We can all agree that fighters like Jon Jones, Cain Valasquez, and Jose Aldo belong on the list in some form, but that agreement is still not built on anything directly measurable. The three’s many wins, and wins over various styles of fighting, surely give weight to the judgment that they belong in a top ten list, but the same could have been said about Barão before he had no answer to Dillashaw at UFC 173. Even though Barão had three dominant defenses as interim and undisputed champion (all pointing to a top pound-for-pound fighter), one data point served to change that entire judgment and to throw him off of the top-ten list.
The problem here is with the greater-than operator. There are logical problems to saying that a fighter is better than another fighter which aren’t captured in most discussions. Lists make assumptions like transitivity, which none of us should believe hold true in context of any fight. Fantasy matches within a weight class are difficult enough to think about because transitivity doesn’t hold. Pound-for-pound lists are worst than fantasy matches since at least fantasy matches doesn’t include some weird thought experiment about there being some factor that equalizes the difference between weight classes. At least if someone were to think about Valasquez v. Emelianko, he would be thinking about a potential bout between two people at the same weight class. Valesquez v. Aldo, though, involves some weird magic by which the weight disparity disappears, and the two meet on an equal footing.

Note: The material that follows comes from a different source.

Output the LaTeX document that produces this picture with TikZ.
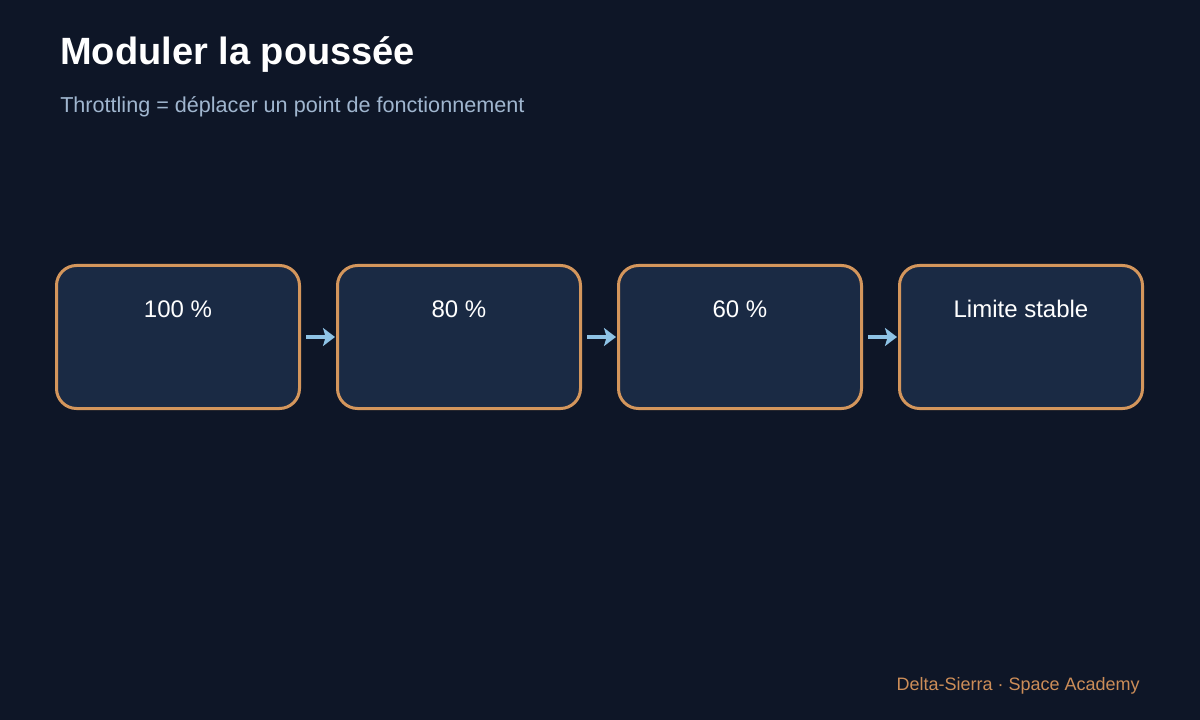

In the end, that leaves top pound-for-pound lists an exercise in futility, built on something that quite isn’t there: the ability to measure fighter’s capabilities in a manner which make greater-than statements universally possible. What’s important about the pound-for-pound list is what isn’t being said and what is assumed to be common knowledge. There are arguments to be made at length about those fighters. A simple list assumes that everyone knows those arguments rather than bringing them to the forefront, and that is what should be done. Fighting is much too complex an art to allow for such lists to be made entirely validly. That doesn’t mean that we shouldn’t bother looking at them, it means that we should pay attention to the arguments in the background, and Barão going from sixth to under ten in Sherdog’s list shows why we should take them with more than just a grain of salt.